● INSTRUCTIONS TO FOLLOW: Everything from the first line of the data through the line with "const dashedY = [0, -20, -60, -80, -100, -140];" is to be echoed exactly, minus the pictures.

● INFORMATION PROVIDED:
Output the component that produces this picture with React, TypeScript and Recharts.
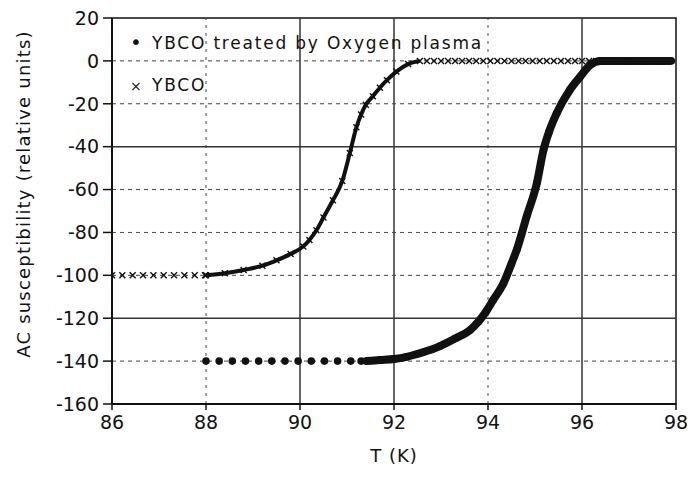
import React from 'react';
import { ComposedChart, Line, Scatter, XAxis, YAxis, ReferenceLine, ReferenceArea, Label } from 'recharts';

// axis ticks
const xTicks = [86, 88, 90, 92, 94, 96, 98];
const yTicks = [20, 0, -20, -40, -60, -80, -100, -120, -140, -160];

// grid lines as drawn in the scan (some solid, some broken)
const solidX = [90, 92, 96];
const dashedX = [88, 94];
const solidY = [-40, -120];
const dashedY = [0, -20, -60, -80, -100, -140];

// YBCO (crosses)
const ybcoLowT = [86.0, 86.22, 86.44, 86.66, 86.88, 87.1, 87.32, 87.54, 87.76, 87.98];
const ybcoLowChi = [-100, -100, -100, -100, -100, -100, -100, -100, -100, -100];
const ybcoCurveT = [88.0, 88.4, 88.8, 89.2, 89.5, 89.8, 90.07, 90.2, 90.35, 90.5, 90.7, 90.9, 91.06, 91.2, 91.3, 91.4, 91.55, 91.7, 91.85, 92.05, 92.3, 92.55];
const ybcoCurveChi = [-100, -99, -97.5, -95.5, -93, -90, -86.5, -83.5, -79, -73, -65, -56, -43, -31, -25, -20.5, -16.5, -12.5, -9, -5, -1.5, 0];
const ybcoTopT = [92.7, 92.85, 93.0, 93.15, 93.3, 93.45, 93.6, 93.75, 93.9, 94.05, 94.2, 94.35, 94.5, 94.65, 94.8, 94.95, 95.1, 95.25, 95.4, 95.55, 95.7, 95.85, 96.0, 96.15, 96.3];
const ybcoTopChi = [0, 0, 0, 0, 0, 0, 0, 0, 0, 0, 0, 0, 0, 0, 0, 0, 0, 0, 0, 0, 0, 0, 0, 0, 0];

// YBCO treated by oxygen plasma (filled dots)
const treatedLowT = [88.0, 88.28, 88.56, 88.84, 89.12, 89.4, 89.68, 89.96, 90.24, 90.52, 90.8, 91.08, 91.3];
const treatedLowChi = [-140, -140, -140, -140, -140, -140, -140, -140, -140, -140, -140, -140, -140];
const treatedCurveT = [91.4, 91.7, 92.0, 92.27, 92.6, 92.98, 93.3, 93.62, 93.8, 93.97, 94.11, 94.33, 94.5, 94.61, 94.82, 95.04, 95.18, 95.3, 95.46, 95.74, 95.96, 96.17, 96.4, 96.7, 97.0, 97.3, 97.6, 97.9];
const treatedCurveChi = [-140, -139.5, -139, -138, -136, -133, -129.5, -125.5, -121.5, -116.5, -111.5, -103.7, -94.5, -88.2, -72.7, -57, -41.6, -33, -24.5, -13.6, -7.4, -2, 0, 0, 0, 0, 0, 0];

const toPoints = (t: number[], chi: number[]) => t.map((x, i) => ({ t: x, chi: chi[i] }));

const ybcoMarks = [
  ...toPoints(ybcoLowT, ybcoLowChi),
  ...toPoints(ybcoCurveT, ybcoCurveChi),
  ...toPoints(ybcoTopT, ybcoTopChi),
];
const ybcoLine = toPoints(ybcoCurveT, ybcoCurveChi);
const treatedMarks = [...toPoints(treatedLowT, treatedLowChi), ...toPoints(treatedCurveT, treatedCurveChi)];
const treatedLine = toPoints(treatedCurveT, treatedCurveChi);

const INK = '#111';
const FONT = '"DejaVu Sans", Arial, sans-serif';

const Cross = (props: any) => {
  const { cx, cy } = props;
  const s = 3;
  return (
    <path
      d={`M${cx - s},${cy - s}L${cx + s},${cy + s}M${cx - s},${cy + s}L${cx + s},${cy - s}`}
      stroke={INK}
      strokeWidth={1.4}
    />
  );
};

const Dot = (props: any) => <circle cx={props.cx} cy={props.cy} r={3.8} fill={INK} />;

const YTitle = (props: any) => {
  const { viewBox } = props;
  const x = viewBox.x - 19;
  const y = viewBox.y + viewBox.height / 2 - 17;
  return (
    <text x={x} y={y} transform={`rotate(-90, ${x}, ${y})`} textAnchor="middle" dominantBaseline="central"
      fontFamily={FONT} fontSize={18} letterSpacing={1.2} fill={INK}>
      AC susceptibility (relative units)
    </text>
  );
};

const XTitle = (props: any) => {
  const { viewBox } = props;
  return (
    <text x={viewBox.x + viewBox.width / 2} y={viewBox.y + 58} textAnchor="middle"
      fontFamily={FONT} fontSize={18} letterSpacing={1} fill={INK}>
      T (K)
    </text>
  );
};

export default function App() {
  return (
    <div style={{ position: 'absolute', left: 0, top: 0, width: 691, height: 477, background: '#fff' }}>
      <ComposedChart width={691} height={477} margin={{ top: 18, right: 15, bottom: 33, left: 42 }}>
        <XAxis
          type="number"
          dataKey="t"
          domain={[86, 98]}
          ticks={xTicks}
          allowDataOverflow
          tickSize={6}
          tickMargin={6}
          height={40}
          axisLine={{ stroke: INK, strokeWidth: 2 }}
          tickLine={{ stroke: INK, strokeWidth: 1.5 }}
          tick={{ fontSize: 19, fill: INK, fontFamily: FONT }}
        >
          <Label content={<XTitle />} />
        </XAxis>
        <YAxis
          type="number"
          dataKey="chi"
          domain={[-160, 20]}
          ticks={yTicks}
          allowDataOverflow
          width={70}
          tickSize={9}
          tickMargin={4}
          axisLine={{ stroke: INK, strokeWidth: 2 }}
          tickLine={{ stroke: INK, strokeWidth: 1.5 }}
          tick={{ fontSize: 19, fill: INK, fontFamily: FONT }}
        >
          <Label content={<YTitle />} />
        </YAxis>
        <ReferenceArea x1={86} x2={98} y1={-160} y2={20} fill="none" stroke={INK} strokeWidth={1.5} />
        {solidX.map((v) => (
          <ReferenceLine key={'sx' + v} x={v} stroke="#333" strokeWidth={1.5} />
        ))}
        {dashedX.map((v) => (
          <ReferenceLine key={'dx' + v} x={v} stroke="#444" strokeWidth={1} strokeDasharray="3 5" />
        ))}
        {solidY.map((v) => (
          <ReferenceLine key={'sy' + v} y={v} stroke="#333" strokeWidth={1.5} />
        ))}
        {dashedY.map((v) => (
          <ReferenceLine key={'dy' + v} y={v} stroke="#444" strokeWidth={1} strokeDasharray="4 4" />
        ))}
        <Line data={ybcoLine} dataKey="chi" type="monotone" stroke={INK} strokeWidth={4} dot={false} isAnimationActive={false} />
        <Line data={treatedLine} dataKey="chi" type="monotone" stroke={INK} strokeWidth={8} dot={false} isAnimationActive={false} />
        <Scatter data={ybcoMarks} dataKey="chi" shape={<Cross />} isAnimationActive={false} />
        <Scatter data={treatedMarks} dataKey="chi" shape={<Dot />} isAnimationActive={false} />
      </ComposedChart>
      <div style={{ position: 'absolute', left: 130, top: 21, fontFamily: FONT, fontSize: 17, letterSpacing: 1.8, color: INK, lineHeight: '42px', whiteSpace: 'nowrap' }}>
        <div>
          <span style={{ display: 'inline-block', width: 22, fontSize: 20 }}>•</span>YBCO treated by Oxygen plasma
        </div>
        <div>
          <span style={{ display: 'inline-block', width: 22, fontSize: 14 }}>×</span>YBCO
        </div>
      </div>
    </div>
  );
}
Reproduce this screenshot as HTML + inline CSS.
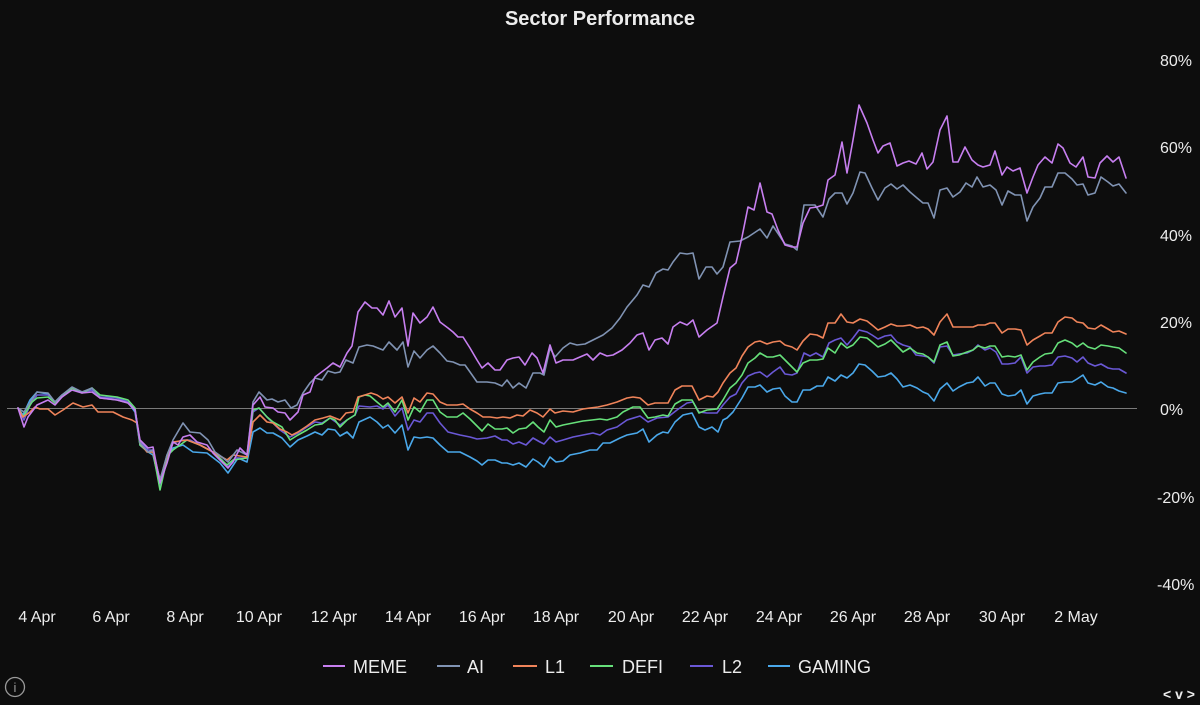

● THE RESPONSE:
Output the component that produces this picture with React, TypeScript and Recharts.
import React from 'react';
import { ComposedChart, Line, Scatter, XAxis, YAxis, ReferenceLine, ReferenceArea, Label } from 'recharts';

// axis ticks
const xTicks = [86, 88, 90, 92, 94, 96, 98];
const yTicks = [20, 0, -20, -40, -60, -80, -100, -120, -140, -160];

// grid lines as drawn in the scan (some solid, some broken)
const solidX = [90, 92, 96];
const dashedX = [88, 94];
const solidY = [-40, -120];
const dashedY = [0, -20, -60, -80, -100, -140];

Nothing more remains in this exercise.